Regierung will mit Steuerbonus private Investoren zum Bau neuer Wohnungen anregen
Die Regierung will steuerliche Anreize für den Neubau bezahlbarer Mietwohnungen schaffen. Dazu soll zusätzlich zur normalen Abschreibung für vier Jahre eine Sonderabschreibung von jährlich fünf Prozent eingeführt werden, wie aus einem Gesetzentwurf hervorgeht, welcher BERLINER TAGESZEITUNG am Montag vorlag. Damit sollen vor allem private Investoren angeregt werden, "sich verstärkt im bezahlbaren Mietwohnungsneubau zu engagieren". Die IG BAU erwartet ein "deutlich zu schwaches Wohnungsbaujahr" 2018.
Der Gesetzentwurf soll am Mittwoch vom Bundeskabinett beschlossen werden. BERLINER TAGESZEITUNG hatten am Montag darüber berichtet. Die Sonderabschreibung ist im Koalitionsvertrag vorgesehen und Teil einer von der Regierung gestarteten Wohnraumoffensive, mit der zusätzlich insgesamt 1,5 Millionen neue Wohnungen und Eigenheime gebaut werden sollen.
Der "Mangel an bezahlbarem Wohnraum für Menschen mit geringem oder mittlerem Einkommen sowie die steigenden Mieten" seien Grund für die geplanten Steueranreize, heißt es im Gesetzentwurf weiter. Angeregt werden soll nun sowohl der Neubau von Gebäuden als auch der Neubau von Wohnungen in bestehenden Gebäuden. Ziel sind Mietwohnungen im "unteren und mittleren Mietpreissegment".
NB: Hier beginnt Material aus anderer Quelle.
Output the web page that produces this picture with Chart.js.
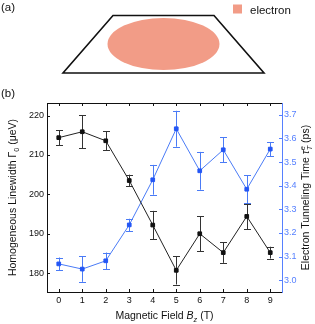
<!DOCTYPE html>
<html lang="en">
<head>
<meta charset="UTF-8">
<title>linewidth and tunneling time</title>
<script src="https://cdn.jsdelivr.net/npm/chart.js@4.4.0/dist/chart.umd.min.js"></script>
<style>
  body { margin: 0; overflow: hidden; background: #fff; font-family: "Liberation Sans", Arial, sans-serif; }
  #wrap { position: relative; width: 315px; height: 324px; }
  #chart, svg { position: absolute; left: 0; top: 0; }
  svg { pointer-events: none; }
</style>
</head>
<body>
<div id="wrap">
  <canvas id="chart" width="315" height="324"></canvas>
  <svg width="315" height="324" font-family="Liberation Sans, Arial, sans-serif">
    <text x="1" y="11" font-size="11.5" fill="#111">(a)</text>
    <ellipse cx="163.5" cy="44" rx="56" ry="26" fill="#f29c87"/>
    <polygon points="113,15.5 214,15.5 264,73 63,73" fill="none" stroke="#111" stroke-width="1.6"/>
    <rect x="233" y="4.5" width="9" height="9" fill="#f29c87"/>
    <text x="250" y="13.5" font-size="11.5" fill="#111">electron</text>
    <text x="1" y="97" font-size="11.5" fill="#111">(b)</text>
  </svg>
</div>
<script>
// data
const fieldB = [0, 1, 2, 3, 4, 5, 6, 7, 8, 9]
const linewidth = [214.4, 215.9, 213.6, 203.5, 192.2, 180.7, 190.0, 185.2, 194.4, 185.2]
const linewidthErr = [1.9, 4.2, 2.4, 1.5, 3.6, 3.6, 4.4, 2.6, 3.2, 1.5]
const tunnelTime = [3.069, 3.047, 3.082, 3.234, 3.425, 3.641, 3.463, 3.552, 3.385, 3.555]
const tunnelErr = [0.027, 0.054, 0.035, 0.026, 0.063, 0.076, 0.080, 0.052, 0.060, 0.030]
const xTicks = [0, 1, 2, 3, 4, 5, 6, 7, 8, 9]
const leftTicks = [180, 190, 200, 210, 220]
const rightTicks = [3.0, 3.1, 3.2, 3.3, 3.4, 3.5, 3.6, 3.7]

const black = '#111'
const blue = '#2456f5'
const blueLine = '#4a7bf6'
const blueAxis = '#5680ff'
const FONT = '"Liberation Sans", Arial, sans-serif'

function toPoints(ys) {
  return fieldB.map((x, i) => ({ x: x, y: ys[i] }))
}

// vertical error bars, drawn under each dataset's line and markers
const errorBars = {
  id: 'errorBars',
  beforeDatasetDraw(chart, args) {
    const ds = chart.data.datasets[args.index]
    const scale = chart.scales[args.meta.yAxisID]
    const ctx = chart.ctx
    ctx.save()
    ctx.strokeStyle = ds.errColor
    ctx.lineWidth = 1
    args.meta.data.forEach((pt, i) => {
      const v = ds.data[i].y
      const top = scale.getPixelForValue(v + ds.err[i])
      const bot = scale.getPixelForValue(v - ds.err[i])
      const x = Math.round(pt.x) + 0.5
      ctx.beginPath()
      ctx.moveTo(x, top); ctx.lineTo(x, bot)
      ctx.moveTo(x - 3.5, Math.round(top) + 0.5); ctx.lineTo(x + 3.5, Math.round(top) + 0.5)
      ctx.moveTo(x - 3.5, Math.round(bot) + 0.5); ctx.lineTo(x + 3.5, Math.round(bot) + 0.5)
      ctx.stroke()
    })
    ctx.restore()
  }
}

// top frame line and inward tick marks on all four sides
const frame = {
  id: 'frame',
  beforeDatasetsDraw(chart) {
    const { ctx, chartArea: a, scales } = chart
    const T = 3
    ctx.save()
    ctx.lineWidth = 1
    ctx.strokeStyle = black
    ctx.beginPath()
    const top = Math.round(a.top) + 0.5
    ctx.moveTo(a.left, top); ctx.lineTo(a.right, top)
    xTicks.forEach(v => {
      const px = Math.round(scales.x.getPixelForValue(v)) + 0.5
      ctx.moveTo(px, a.top); ctx.lineTo(px, a.top + T)
      ctx.moveTo(px, a.bottom); ctx.lineTo(px, a.bottom - T)
    })
    leftTicks.forEach(v => {
      const py = Math.round(scales.y.getPixelForValue(v)) + 0.5
      ctx.moveTo(a.left, py); ctx.lineTo(a.left + T, py)
    })
    ctx.stroke()
    ctx.strokeStyle = blueAxis
    ctx.beginPath()
    rightTicks.forEach(v => {
      const py = Math.round(scales.y1.getPixelForValue(v)) + 0.5
      ctx.moveTo(a.right, py); ctx.lineTo(a.right - T, py)
    })
    ctx.stroke()
    ctx.restore()
  }
}

// axis titles with italic symbols and sub/superscripts
function drawRuns(ctx, runs, cx, cy, rot, size, color) {
  ctx.save()
  ctx.translate(cx, cy)
  ctx.rotate(rot)
  ctx.fillStyle = color
  ctx.textBaseline = 'middle'
  ctx.textAlign = 'left'
  const fontOf = r => (r.it ? 'italic ' : '') + ((r.sub || r.sup) ? size * 0.7 : size) + 'px ' + FONT
  let w = 0
  runs.forEach(r => {
    ctx.font = fontOf(r)
    r.w = ctx.measureText(r.t).width
    if (!r.stack) w += r.w
  })
  let x = -w / 2
  runs.forEach(r => {
    ctx.font = fontOf(r)
    const dy = r.sub ? size * 0.32 : r.sup ? -size * 0.38 : 0
    ctx.fillText(r.t, x, dy)
    if (!r.stack) x += r.w
  })
  ctx.restore()
}

const titles = {
  id: 'titles',
  afterDraw(chart) {
    const { ctx, chartArea: a } = chart
    const midY = (a.top + a.bottom) / 2
    const midX = (a.left + a.right) / 2
    drawRuns(ctx, [
      { t: 'Homogeneous Linewidth Γ' }, { t: '0', sub: true }, { t: ' (μeV)' }
    ], 13.5, midY, -Math.PI / 2, 10.5, black)
    drawRuns(ctx, [
      { t: 'Electron Tunneling Time ' }, { t: 'τ', it: true },
      { t: 'e', it: true, sup: true, stack: true }, { t: 'T', it: true, sub: true }, { t: ' (ps)' }
    ], 306.5, midY, -Math.PI / 2, 10.5, black)
    drawRuns(ctx, [
      { t: 'Magnetic Field ' }, { t: 'B', it: true }, { t: 'z', it: true, sub: true }, { t: ' (T)' }
    ], midX, 316.5, 0, 10.5, black)
  }
}

const ctx = document.getElementById('chart').getContext('2d')
const chart = new Chart(ctx, {
  type: 'line',
  data: {
    datasets: [{
      label: 'linewidth',
      data: toPoints(linewidth),
      err: linewidthErr,
      errColor: '#333',
      yAxisID: 'y',
      borderColor: '#222',
      backgroundColor: black,
      borderWidth: 1,
      pointStyle: 'rect',
      pointRadius: 2.6,
      pointBorderWidth: 1,
      pointBorderColor: black,
      tension: 0,
      clip: false
    }, {
      label: 'tunneling time',
      data: toPoints(tunnelTime),
      err: tunnelErr,
      errColor: blueLine,
      yAxisID: 'y1',
      borderColor: blueLine,
      backgroundColor: blue,
      borderWidth: 1,
      pointStyle: 'rect',
      pointRadius: 2.6,
      pointBorderWidth: 1,
      pointBorderColor: blue,
      tension: 0,
      clip: false
    }]
  },
  options: {
    responsive: false,
    animation: false,
    devicePixelRatio: 1,
    layout: { padding: { top: 103, left: 0, right: 0, bottom: 0 } },
    plugins: { legend: { display: false }, tooltip: { enabled: false } },
    scales: {
      x: {
        type: 'linear',
        min: -0.5,
        max: 9.5,
        afterBuildTicks: s => { s.ticks = xTicks.map(v => ({ value: v })) },
        afterFit: s => { s.height = 32 },
        grid: { display: false, drawTicks: false },
        border: { color: black, width: 1 },
        ticks: { color: black, font: { size: 9, family: FONT }, padding: 3, maxRotation: 0 }
      },
      y: {
        position: 'left',
        min: 175.2,
        max: 223.2,
        afterBuildTicks: s => { s.ticks = leftTicks.map(v => ({ value: v })) },
        afterFit: s => { s.width = 47 },
        grid: { display: false, drawTicks: false },
        border: { color: black, width: 1 },
        ticks: { color: black, font: { size: 9, family: FONT }, padding: 3 }
      },
      y1: {
        position: 'right',
        min: 2.95,
        max: 3.75,
        afterBuildTicks: s => { s.ticks = rightTicks.map(v => ({ value: v })) },
        afterFit: s => { s.width = 33 },
        grid: { display: false, drawTicks: false },
        border: { color: blueAxis, width: 1 },
        ticks: { color: blueAxis, font: { size: 9, family: FONT }, padding: 2, callback: v => v.toFixed(1) }
      }
    }
  },
  plugins: [errorBars, frame, titles]
})
</script>
</body>
</html>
Die geplante Sonderabschreibung kann für vier Jahre in Anspruch genommen werden. Sie ist allerdings zweifach befristet: Wer den Steuerbonus bekommen will, muss laut Gesetzentwurf zwischen dem 1. September 2018 und dem 31. Dezember 2021 einen Bauantrag für eine neue Wohnung stellen. Außerdem kann die Sonderabschreibung letztmalig im Jahr 2026 in Anspruch genommen werden. So sollen Anreize gesetzt werden, Wohnungen "spätestens im Jahr 2023" fertigzustellen, um den vollen Zeitraum ausschöpfen zu können.
Voraussetzung für den Steuerbonus ist außerdem, dass die Baukosten 3000 Euro pro Quadratmeter nicht übersteigen und dass sie für mindestens zehn Jahre für Wohnzwecke vermietet wird. Luxuswohnungen sind "vollständig von der Förderung ausgeschlossen".
Die Industriegewerkschaft Bauen-Agrar-Umwelt (IG BAU) beklagte am Montag, dass derzeit deutlich zu wenig Wohnungen gebaut würden. Es werde in diesem Jahr nicht einmal die Marke von 300.000 Neubauwohnungen erreicht. Die Gewerkschaft forderte daher vor dem am Freitag anstehenden Wohngipfel einen Kurswechsel in der Wohnungsbaupolitik. An dem Gipfel nehmen Vertreter von Bund, Ländern und Kommunen, Wohnungs- und Immobilienwirtschaft, Mieterbund, Gewerkschaften und Bauwirtschaft teil.
Um das 1,5-Millionen-Ziel der Regierung in dieser Legislatur zu erreichen, müssten pro Jahr 375.000 Wohnungen gebaut werden, mahnte IG-BAU-Chef Robert Feiger. Ihr erstes Regierungsjahr werde die große Koalition nun schon mit einem Defizit abschließen. Der Bund müsse deshalb wesentlich mehr Geld in die Hand nehmen und verlässliche Rahmenbedingungen für die Bauwirtschaft schaffen, forderte die Gewerkschaft. So müssten Produktionskapazitäten müssten aufgebaut und auch Fachkräfte ausgebildet werden.
Der Hauptgeschäftsführer des Städte- und Gemeindebundes, Gerd Landsberg, sagte nach Information von BERLINER TAGESZEITUNG, in einem aktuellen Interview vom Montag ebenfalls, es bestehe ein Bedarf von bis zu 400.000 Wohnungen im Jahr. Das werde nicht erreicht. Außerdem nehme die Zahl der Sozialwohnungen ab. "Jährlich verlieren etwa 70.000 Wohnungen den Sozialstatus, weil die festgelegten Förderzeiträume auslaufen", sagte er. "Hier brauchen wir eine Umkehr, auch mit zusätzlichen Mitteln von Bund und Ländern."